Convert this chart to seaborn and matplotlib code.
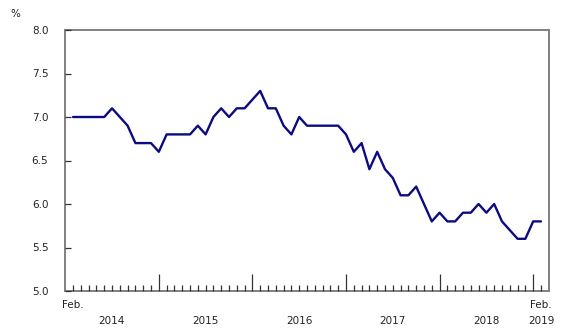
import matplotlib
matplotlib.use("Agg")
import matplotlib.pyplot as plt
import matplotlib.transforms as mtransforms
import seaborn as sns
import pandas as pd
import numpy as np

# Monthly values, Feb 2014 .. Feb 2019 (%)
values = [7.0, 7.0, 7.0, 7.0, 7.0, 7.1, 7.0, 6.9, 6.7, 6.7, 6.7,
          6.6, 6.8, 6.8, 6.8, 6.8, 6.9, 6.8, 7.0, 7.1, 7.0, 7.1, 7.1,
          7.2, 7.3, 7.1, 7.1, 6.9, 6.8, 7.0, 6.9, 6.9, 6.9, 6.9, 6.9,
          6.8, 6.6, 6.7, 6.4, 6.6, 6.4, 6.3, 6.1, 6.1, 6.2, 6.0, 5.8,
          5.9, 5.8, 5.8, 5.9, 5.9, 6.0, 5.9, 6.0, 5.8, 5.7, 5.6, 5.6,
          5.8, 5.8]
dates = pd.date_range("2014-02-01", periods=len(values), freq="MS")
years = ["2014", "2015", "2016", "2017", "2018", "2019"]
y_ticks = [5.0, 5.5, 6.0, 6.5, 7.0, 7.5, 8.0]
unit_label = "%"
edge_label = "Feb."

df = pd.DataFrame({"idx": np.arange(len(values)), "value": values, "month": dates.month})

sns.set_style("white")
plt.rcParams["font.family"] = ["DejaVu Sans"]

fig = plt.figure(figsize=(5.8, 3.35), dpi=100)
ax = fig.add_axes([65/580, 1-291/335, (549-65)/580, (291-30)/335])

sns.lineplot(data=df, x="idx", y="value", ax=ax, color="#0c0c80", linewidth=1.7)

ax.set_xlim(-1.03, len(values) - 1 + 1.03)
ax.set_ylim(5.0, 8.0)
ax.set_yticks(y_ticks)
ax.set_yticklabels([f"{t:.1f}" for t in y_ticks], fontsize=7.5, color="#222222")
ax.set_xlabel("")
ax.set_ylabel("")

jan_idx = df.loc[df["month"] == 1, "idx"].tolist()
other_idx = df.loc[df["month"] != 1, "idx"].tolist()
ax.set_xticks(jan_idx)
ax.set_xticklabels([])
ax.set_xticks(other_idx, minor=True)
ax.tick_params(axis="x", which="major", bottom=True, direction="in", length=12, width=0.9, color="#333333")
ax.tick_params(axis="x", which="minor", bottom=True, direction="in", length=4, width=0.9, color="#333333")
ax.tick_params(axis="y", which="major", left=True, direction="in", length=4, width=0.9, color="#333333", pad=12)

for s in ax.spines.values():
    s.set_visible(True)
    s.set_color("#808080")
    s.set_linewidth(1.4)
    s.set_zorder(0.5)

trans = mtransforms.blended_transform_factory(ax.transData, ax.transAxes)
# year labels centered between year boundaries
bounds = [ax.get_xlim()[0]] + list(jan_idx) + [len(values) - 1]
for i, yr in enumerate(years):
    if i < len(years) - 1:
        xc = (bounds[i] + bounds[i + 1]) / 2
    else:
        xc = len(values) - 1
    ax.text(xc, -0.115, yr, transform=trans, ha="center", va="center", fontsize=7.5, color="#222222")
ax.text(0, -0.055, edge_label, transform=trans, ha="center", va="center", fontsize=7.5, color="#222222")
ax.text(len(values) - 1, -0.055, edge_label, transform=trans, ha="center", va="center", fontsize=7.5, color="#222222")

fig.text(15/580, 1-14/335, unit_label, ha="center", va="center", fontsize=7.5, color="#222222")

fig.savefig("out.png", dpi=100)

========================================================================

_Directive:_
Write out an exact copy of the listing, first line through the line containing "s.set_zorder(0.5)", with the pictures left out.

_Exercise result:_
Convert this chart to seaborn and matplotlib code.
import matplotlib
matplotlib.use("Agg")
import matplotlib.pyplot as plt
import matplotlib.transforms as mtransforms
import seaborn as sns
import pandas as pd
import numpy as np

# Monthly values, Feb 2014 .. Feb 2019 (%)
values = [7.0, 7.0, 7.0, 7.0, 7.0, 7.1, 7.0, 6.9, 6.7, 6.7, 6.7,
          6.6, 6.8, 6.8, 6.8, 6.8, 6.9, 6.8, 7.0, 7.1, 7.0, 7.1, 7.1,
          7.2, 7.3, 7.1, 7.1, 6.9, 6.8, 7.0, 6.9, 6.9, 6.9, 6.9, 6.9,
          6.8, 6.6, 6.7, 6.4, 6.6, 6.4, 6.3, 6.1, 6.1, 6.2, 6.0, 5.8,
          5.9, 5.8, 5.8, 5.9, 5.9, 6.0, 5.9, 6.0, 5.8, 5.7, 5.6, 5.6,
          5.8, 5.8]
dates = pd.date_range("2014-02-01", periods=len(values), freq="MS")
years = ["2014", "2015", "2016", "2017", "2018", "2019"]
y_ticks = [5.0, 5.5, 6.0, 6.5, 7.0, 7.5, 8.0]
unit_label = "%"
edge_label = "Feb."

df = pd.DataFrame({"idx": np.arange(len(values)), "value": values, "month": dates.month})

sns.set_style("white")
plt.rcParams["font.family"] = ["DejaVu Sans"]

fig = plt.figure(figsize=(5.8, 3.35), dpi=100)
ax = fig.add_axes([65/580, 1-291/335, (549-65)/580, (291-30)/335])

sns.lineplot(data=df, x="idx", y="value", ax=ax, color="#0c0c80", linewidth=1.7)

ax.set_xlim(-1.03, len(values) - 1 + 1.03)
ax.set_ylim(5.0, 8.0)
ax.set_yticks(y_ticks)
ax.set_yticklabels([f"{t:.1f}" for t in y_ticks], fontsize=7.5, color="#222222")
ax.set_xlabel("")
ax.set_ylabel("")

jan_idx = df.loc[df["month"] == 1, "idx"].tolist()
other_idx = df.loc[df["month"] != 1, "idx"].tolist()
ax.set_xticks(jan_idx)
ax.set_xticklabels([])
ax.set_xticks(other_idx, minor=True)
ax.tick_params(axis="x", which="major", bottom=True, direction="in", length=12, width=0.9, color="#333333")
ax.tick_params(axis="x", which="minor", bottom=True, direction="in", length=4, width=0.9, color="#333333")
ax.tick_params(axis="y", which="major", left=True, direction="in", length=4, width=0.9, color="#333333", pad=12)

for s in ax.spines.values():
    s.set_visible(True)
    s.set_color("#808080")
    s.set_linewidth(1.4)
    s.set_zorder(0.5)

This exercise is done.